Ohai,
in the past, we had several reports that Foreman (and especially in Katello-enabled setups) uses too much memory and OOM kills happen (see e.g. Katello 4.5/Foreman 3.3 memory leak (in gunicorn)). While it is clear that we should aim to fix all possible memory leaks, investigating this possible solutions (and workarounds) for them and monitoring existing setups, we also realized that our default deployments are not optimal as they effectively oversubscribe the available system resources.
A short example: We assume that the Puma/Rails/Foreman processes consume about 1GB of memory each, and deploy as many “workers” as would fit into system memory (subtracting a small “reservation”). [Yes, if you look closely at puppet-foreman
you’ll notice it also considers CPU count, but let’s ignore that for a moment.] If you turn this around, it means whatever “reservation” we put into that formula (today it’s 1.5GB), this is all the memory that all the other processes are allowed to use, as there will be a Puma worker for each other available gigabyte of system memory.
In reality, each Puma worker uses less memory, and shares quite a bit of it with the main process (as we use app prealoading, so the application code only exists once in memory), but it’s still somewhere in the 4-600MB ballpark, which on my 16CPU/32GB machine means with 24 Puma workers (the 24 is due to CPU influencing the formula) something like 14GB “real” usage (and 24GB “allowed”).
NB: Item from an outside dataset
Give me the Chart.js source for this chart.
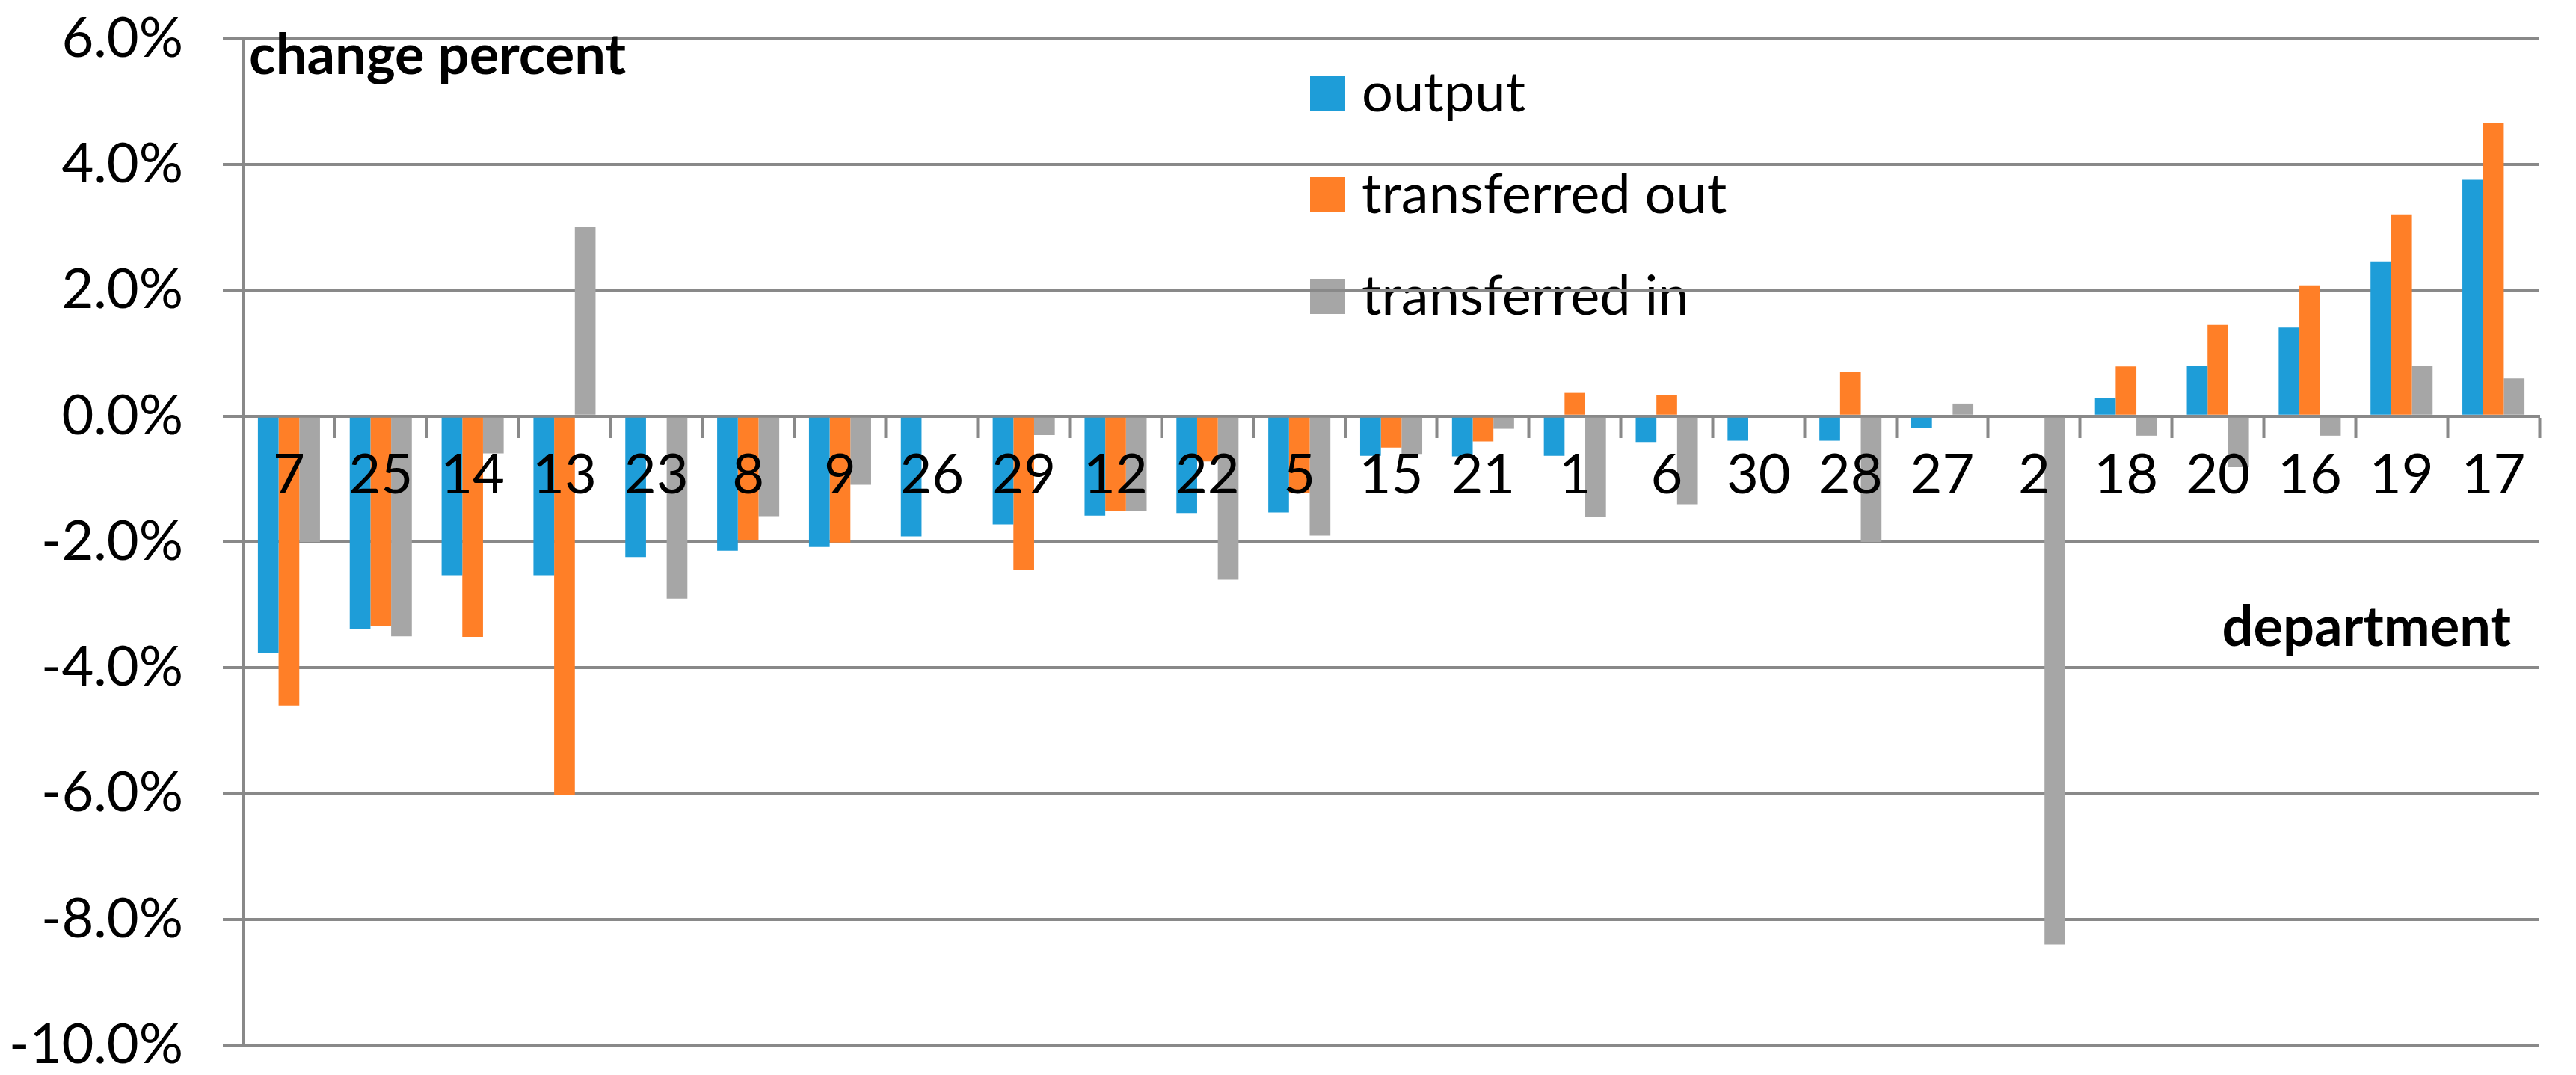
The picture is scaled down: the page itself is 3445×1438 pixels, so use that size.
<!DOCTYPE html>
<html>
<head>
<meta charset="utf-8">
<title>change percent by department</title>
<script src="https://cdn.jsdelivr.net/npm/chart.js@4.4.1/dist/chart.umd.min.js"></script>
<style>
  html, body { margin: 0; padding: 0; background: #fff; }
  #wrap { width: 3445px; height: 1438px; position: relative; }
</style>
</head>
<body>
<div id="wrap"><canvas id="chart"></canvas></div>
<script>
const departments = ["7", "25", "14", "13", "23", "8", "9", "26", "29", "12", "22", "5", "15", "21", "1", "6", "30", "28", "27", "2", "18", "20", "16", "19", "17"];
const output = [-3.77, -3.39, -2.53, -2.53, -2.24, -2.14, -2.08, -1.91, -1.72, -1.58, -1.54, -1.53, -0.63, -0.64, -0.63, -0.41, -0.39, -0.39, -0.19, 0, 0.29, 0.80, 1.41, 2.46, 3.76];
const transferredOut = [-4.60, -3.33, -3.51, -6.03, 0, -1.97, -2.01, 0, -2.45, -1.51, -0.72, -1.22, -0.50, -0.40, 0.37, 0.34, 0, 0.71, 0, 0, 0.79, 1.45, 2.08, 3.21, 4.67];
const transferredIn = [-2.00, -3.50, -0.59, 3.01, -2.90, -1.59, -1.09, 0, -0.30, -1.50, -2.60, -1.90, -0.60, -0.20, -1.60, -1.40, 0, -2.00, 0.20, -8.40, -0.31, -0.81, -0.31, 0.80, 0.60];
const seriesNames = ["output", "transferred out", "transferred in"];
const yMin = -10;
const yMax = 6;
const yStep = 2;
const yTitle = "change percent";
const xTitle = "department";

const BLUE = "#1E9DD8";
const ORANGE = "#FF7F27";
const GREY = "#A6A6A6";
const AXIS = "#898989";
const FONT = "Lato, 'Open Sans', sans-serif";

Chart.defaults.font.family = FONT;
Chart.defaults.font.size = 74;
Chart.defaults.color = "#000";

// legend and axis titles sit inside the plot, so draw them by hand
const overlayText = {
  id: "overlayText",
  beforeDraw(chart) {
    const ctx = chart.ctx;
    ctx.save();
    ctx.font = `74px ${FONT}`;
    ctx.textBaseline = "alphabetic";
    ctx.textAlign = "left";
    chart.data.datasets.forEach((ds, i) => {
      const top = 101 + i * 136;
      ctx.fillStyle = ds.backgroundColor;
      ctx.fillRect(1752, top, 47, 47);
      ctx.fillStyle = "#000";
      ctx.fillText(ds.label, 1821, top + 48);
    });
    ctx.restore();
  },
  afterDraw(chart) {
    const ctx = chart.ctx;
    const area = chart.chartArea;
    ctx.save();
    ctx.font = `bold 74px ${FONT}`;
    ctx.fillStyle = "#000";
    ctx.textBaseline = "alphabetic";
    ctx.textAlign = "left";
    ctx.fillText(yTitle, area.left + 8, 99);
    ctx.textAlign = "right";
    ctx.fillText(xTitle, area.right - 38, 864);
    ctx.restore();
  },
};

new Chart(document.getElementById("chart"), {
  type: "bar",
  data: {
    labels: departments,
    datasets: [
      { label: seriesNames[0], data: output, backgroundColor: BLUE },
      { label: seriesNames[1], data: transferredOut, backgroundColor: ORANGE },
      { label: seriesNames[2], data: transferredIn, backgroundColor: GREY },
    ],
  },
  options: {
    responsive: true,
    maintainAspectRatio: false,
    animation: false,
    layout: { padding: { top: 52, bottom: 40, right: 49, left: 0 } },
    datasets: {
      bar: { categoryPercentage: 0.676, barPercentage: 1.0, borderWidth: 0 },
    },
    scales: {
      x: {
        position: { y: 0 },
        grid: {
          offset: true,
          drawOnChartArea: false,
          drawTicks: true,
          tickLength: 27,
          tickWidth: 4,
          tickColor: AXIS,
        },
        border: { display: true, color: AXIS, width: 4 },
        // department numbers are painted over the bars
        ticks: { z: 1, padding: 8, font: { size: 74 }, maxRotation: 0, autoSkip: false },
      },
      y: {
        min: yMin,
        max: yMax,
        grid: { color: AXIS, lineWidth: 4, tickLength: 27, tickColor: AXIS },
        border: { display: true, color: AXIS, width: 4 },
        ticks: {
          stepSize: yStep,
          padding: 53,
          font: { size: 74, lineHeight: 1.0 },
          callback: (v) => `${Number(v).toFixed(1)}%`,
        },
        afterFit: (scale) => {
          scale.width = 325;
          scale.paddingTop = 0;
          scale.paddingBottom = 0;
        },
      },
    },
    plugins: {
      legend: { display: false },
      tooltip: { enabled: false },
    },
  },
  plugins: [overlayText],
});
</script>
</body>
</html>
If Puma would be the only thing running on that machine, it would be perfectly fine.
But we also have to run PostgreSQL, Tomcat, Pulp and a few others here.
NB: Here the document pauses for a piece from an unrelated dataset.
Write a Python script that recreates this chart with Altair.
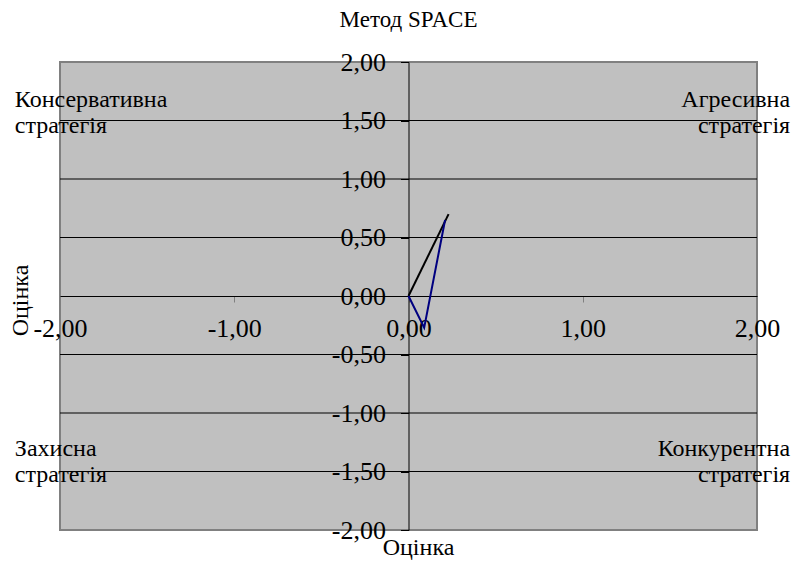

Tomcat is happy with 1-2GB (napkin: 32GB system - 24GB puma allowed - 2GB tomcat = 6GB “free”).
PostgreSQL, if not tuned too much, is also happy with 2-4GB (napkin: 6GB “free” above - 4GB postgresql = 2GB “free”).
Pulp consists of 3 distinct parts: content app (very light, just serves bytes to users, can easily fit in 1G), api (that’s the part leaking in the link above) and workers. Both API and workers can consume a lot of memory, but we have (on paper) only 2GB left. And this is exactly where the Linux kernel starts not liking us.
But Evgeni, why are you writing all that text for a problem we’re already aware about?
Well, I want to fix it. Or at least tame it a bit!
On the one hand, we’ve been trying to make the memory leak in Pulp API less severe (see Api server memory leak? - Support - Pulp Community for some details and progress).
But even if the memory leak wouldn’t exist, we today deploy most of the services (Puma, Pulp API and Pulp Workers especially, as those are the most resource hungry ones) in a configuration that is suited for “one service per VM” deployments, but not for “multiple services per VM”.
The idea is to reduce the “visible system resources” when the individual parts of the stack perform their default sizing calculation. So, given the 16C/32G machine above, when configuring Puma, we’d pretend it’s supposed to configure for 8C/16G (or something similar) instead, thus leaving more room for the other services. Users will still be able to override those decisions (as they are today) with installer options, thus explicitly configuring the number of workers each individual service should run, but the defaults would become more sustainable.
Now, the idea might sound simple, the implementation will most probably not be that.
Today, most services are configured by individual Puppet modules, not knowing anything about each other (as they ultimately could even run on different systems). Those modules are tied together using our installer and this is also where I think I’d try to inject the logic of finding out which services are available (that’s not a static list, some people run PostgreSQL on a dedicated host, some run Foreman without Katello/Pulp/Candlepin, etc) and which slice of the system to present to those.
Inside the individual modules, it could then look something like this (based on puppet-foreman
, with the *_allowed_*
parameters being calculated by the installer):
$_puma_cpu = pick($foreman::foreman_service_allowed_cpus, $facts['processors']['count'])
$_puma_ram = pick($foreman::foreman_service_allowed_ram, $facts['memory']['system']['total_bytes']/(1024 * 1024 * 1024))
$puma_workers = pick(
$foreman::foreman_service_puma_workers,
floor(
min(
$_puma_cpu * 1.5,
$_puma_ram - 1.5
)
)
)
But Evgeni, why are you writing that second wall of text, just go implement this!
I hoped to gather some feedback whether y’all think that’s a valuable idea or if you maybe have other ideas how we could provide better dynamic defaults in our deployments.